■ The task ■
Exactly as written, write out the lines below from the first to the one containing "const vTicks = [570, 580, 590, 600, 610];", inclusive. Pictures do not belong in the copy.

****************************************

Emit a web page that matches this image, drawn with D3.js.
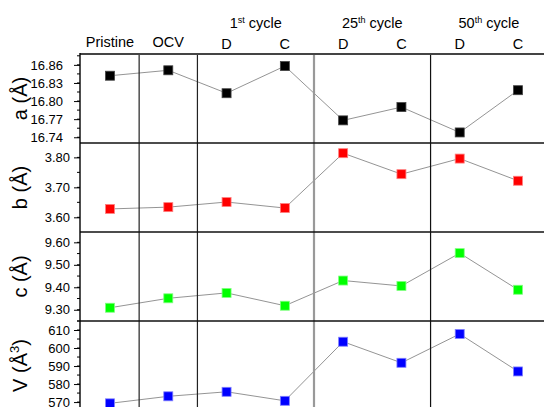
<!DOCTYPE html>
<html>
<head>
<meta charset="utf-8">
<script src="https://cdn.jsdelivr.net/npm/d3@7"></script>
<style>
  body { margin: 0; background: #fff; }
  svg { display: block; font-family: Arial, "Liberation Sans", sans-serif; }
</style>
</head>
<body>
<div id="chart"></div>
<script>
// 格子定数のデータ
const categories = ['Pristine', 'OCV', 'D', 'C', 'D', 'C', 'D', 'C'];
const cycleLabels = [
  { num: '1', sup: 'st', pair: [2, 3] },
  { num: '25', sup: 'th', pair: [4, 5] },
  { num: '50', sup: 'th', pair: [6, 7] }
];
const aValues = [16.842, 16.851, 16.813, 16.858, 16.768, 16.790, 16.748, 16.818];
const bValues = [3.628, 3.634, 3.651, 3.631, 3.814, 3.744, 3.796, 3.722];
const cValues = [9.309, 9.351, 9.375, 9.318, 9.430, 9.406, 9.552, 9.389];
const vValues = [569.3, 573.2, 575.7, 570.7, 603.5, 591.8, 607.8, 587.0];

const aTicks = [16.74, 16.77, 16.80, 16.83, 16.86];
const bTicks = [3.60, 3.70, 3.80];
const cTicks = [9.30, 9.40, 9.50, 9.60];
const vTicks = [570, 580, 590, 600, 610];

const panels = [
  { title: 'a (Å)', values: aValues, ticks: aTicks, minor: 0.015, domain: [16.7305, 16.878], color: '#000000', stroke: '#444', fmt: '.2f', labelX: 63 },
  { title: 'b (Å)', values: bValues, ticks: bTicks, minor: 0.05, domain: [3.551, 3.848], color: '#ff0000', stroke: '#ff8080', fmt: '.2f', labelX: 70 },
  { title: 'c (Å)', values: cValues, ticks: cTicks, minor: 0.05, domain: [9.250, 9.646], color: '#00ff00', stroke: '#80ff80', fmt: '.2f', labelX: 70 },
  { title: 'V (Å', sup: '3', values: vValues, ticks: vTicks, minor: 5, domain: [565.6, 615], color: '#0000ff', stroke: '#8080ff', fmt: 'd', labelX: 70 }
];

const width = 544, height = 407;
const axisX = 80;
const panelTops = [54, 143, 232, 321];
const panelH = 89;

const svg = d3.select('#chart').append('svg')
  .attr('width', width)
  .attr('height', height);

const x = d3.scaleLinear().domain([0, 7]).range([110, 518]);

// ヘッダー
const header = svg.append('g').attr('font-size', 14.5).attr('fill', '#000').attr('text-anchor', 'middle');
categories.forEach((c, i) => {
  header.append('text')
    .attr('x', x(i))
    .attr('y', i < 2 ? 47 : 49)
    .text(c);
});
cycleLabels.forEach(d => {
  const t = header.append('text')
    .attr('x', (x(d.pair[0]) + x(d.pair[1])) / 2)
    .attr('y', 28);
  t.append('tspan').text(d.num);
  t.append('tspan').attr('font-size', 9).attr('dy', -5).text(d.sup);
  t.append('tspan').attr('dy', 5).text(' cycle');
});

// 各パネル
panels.forEach((p, k) => {
  const top = panelTops[k];
  const y = d3.scaleLinear().domain(p.domain).range([top + panelH, top]);
  const g = svg.append('g');

  // 副目盛り
  const minorTicks = d3.range(Math.ceil(p.domain[0] / p.minor), Math.floor(p.domain[1] / p.minor) + 1)
    .map(i => i * p.minor);
  g.selectAll('line.minor')
    .data(minorTicks)
    .enter().append('line')
    .attr('x1', axisX - 3).attr('x2', axisX)
    .attr('y1', d => y(d)).attr('y2', d => y(d))
    .attr('stroke', '#000').attr('stroke-width', 1);

  // 主目盛り
  const axis = d3.axisLeft(y)
    .tickValues(p.ticks)
    .tickSize(6)
    .tickPadding(axisX - p.labelX - 6)
    .tickFormat(d3.format(p.fmt));
  const ax = g.append('g')
    .attr('transform', `translate(${axisX},0)`)
    .call(axis);
  ax.select('.domain').remove();
  ax.selectAll('text').attr('font-size', 13).attr('font-family', 'Arial, "Liberation Sans", sans-serif').attr('fill', '#000');
  ax.selectAll('line').attr('stroke', '#000');

  // 軸タイトル
  const cy = top + panelH / 2;
  const title = g.append('text')
    .attr('transform', `translate(27,${cy}) rotate(-90)`)
    .attr('text-anchor', 'middle')
    .attr('font-size', 20)
    .attr('fill', '#000');
  title.append('tspan').text(p.title);
  if (p.sup) {
    title.append('tspan').attr('font-size', 13).attr('dy', -8).text(p.sup);
    title.append('tspan').attr('dy', 8).text(')');
  }

  // 接続線
  const line = d3.line().x((d, i) => x(i)).y(d => y(d));
  g.append('path')
    .datum(p.values)
    .attr('d', line)
    .attr('fill', 'none')
    .attr('stroke', '#888')
    .attr('stroke-width', 0.9);

  // マーカー
  const s = 9;
  g.selectAll('rect.pt')
    .data(p.values)
    .enter().append('rect')
    .attr('x', (d, i) => x(i) - s / 2)
    .attr('y', d => y(d) - s / 2)
    .attr('width', s)
    .attr('height', s)
    .attr('fill', p.color)
    .attr('stroke', p.stroke)
    .attr('stroke-width', 0.8);
});

// 区切り線（縦）
const seps = [
  { pos: 0.5, color: '#222', w: 1.2 },
  { pos: 1.5, color: '#222', w: 1.2 },
  { pos: 3.5, color: '#999', w: 2.2 },
  { pos: 5.5, color: '#111', w: 1.2 }
];
svg.append('g').selectAll('line')
  .data(seps)
  .enter().append('line')
  .attr('x1', d => x(d.pos)).attr('x2', d => x(d.pos))
  .attr('y1', panelTops[0]).attr('y2', height)
  .attr('stroke', d => d.color)
  .attr('stroke-width', d => d.w);

// 区切り線（横）とフレーム
svg.append('line')
  .attr('x1', axisX).attr('x2', width)
  .attr('y1', panelTops[0]).attr('y2', panelTops[0])
  .attr('stroke', '#444').attr('stroke-width', 2.2);
svg.append('g').selectAll('line')
  .data(panelTops.slice(1))
  .enter().append('line')
  .attr('x1', axisX).attr('x2', width)
  .attr('y1', d => d).attr('y2', d => d)
  .attr('stroke', '#111').attr('stroke-width', 1.6);
svg.append('line')
  .attr('x1', axisX).attr('x2', axisX)
  .attr('y1', panelTops[0] - 1).attr('y2', height)
  .attr('stroke', '#000').attr('stroke-width', 1.4);
</script>
</body>
</html>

****************************************

■ Response for this exercise ■
Emit a web page that matches this image, drawn with D3.js.
<!DOCTYPE html>
<html>
<head>
<meta charset="utf-8">
<script src="https://cdn.jsdelivr.net/npm/d3@7"></script>
<style>
  body { margin: 0; background: #fff; }
  svg { display: block; font-family: Arial, "Liberation Sans", sans-serif; }
</style>
</head>
<body>
<div id="chart"></div>
<script>
// 格子定数のデータ
const categories = ['Pristine', 'OCV', 'D', 'C', 'D', 'C', 'D', 'C'];
const cycleLabels = [
  { num: '1', sup: 'st', pair: [2, 3] },
  { num: '25', sup: 'th', pair: [4, 5] },
  { num: '50', sup: 'th', pair: [6, 7] }
];
const aValues = [16.842, 16.851, 16.813, 16.858, 16.768, 16.790, 16.748, 16.818];
const bValues = [3.628, 3.634, 3.651, 3.631, 3.814, 3.744, 3.796, 3.722];
const cValues = [9.309, 9.351, 9.375, 9.318, 9.430, 9.406, 9.552, 9.389];
const vValues = [569.3, 573.2, 575.7, 570.7, 603.5, 591.8, 607.8, 587.0];

const aTicks = [16.74, 16.77, 16.80, 16.83, 16.86];
const bTicks = [3.60, 3.70, 3.80];
const cTicks = [9.30, 9.40, 9.50, 9.60];
const vTicks = [570, 580, 590, 600, 610];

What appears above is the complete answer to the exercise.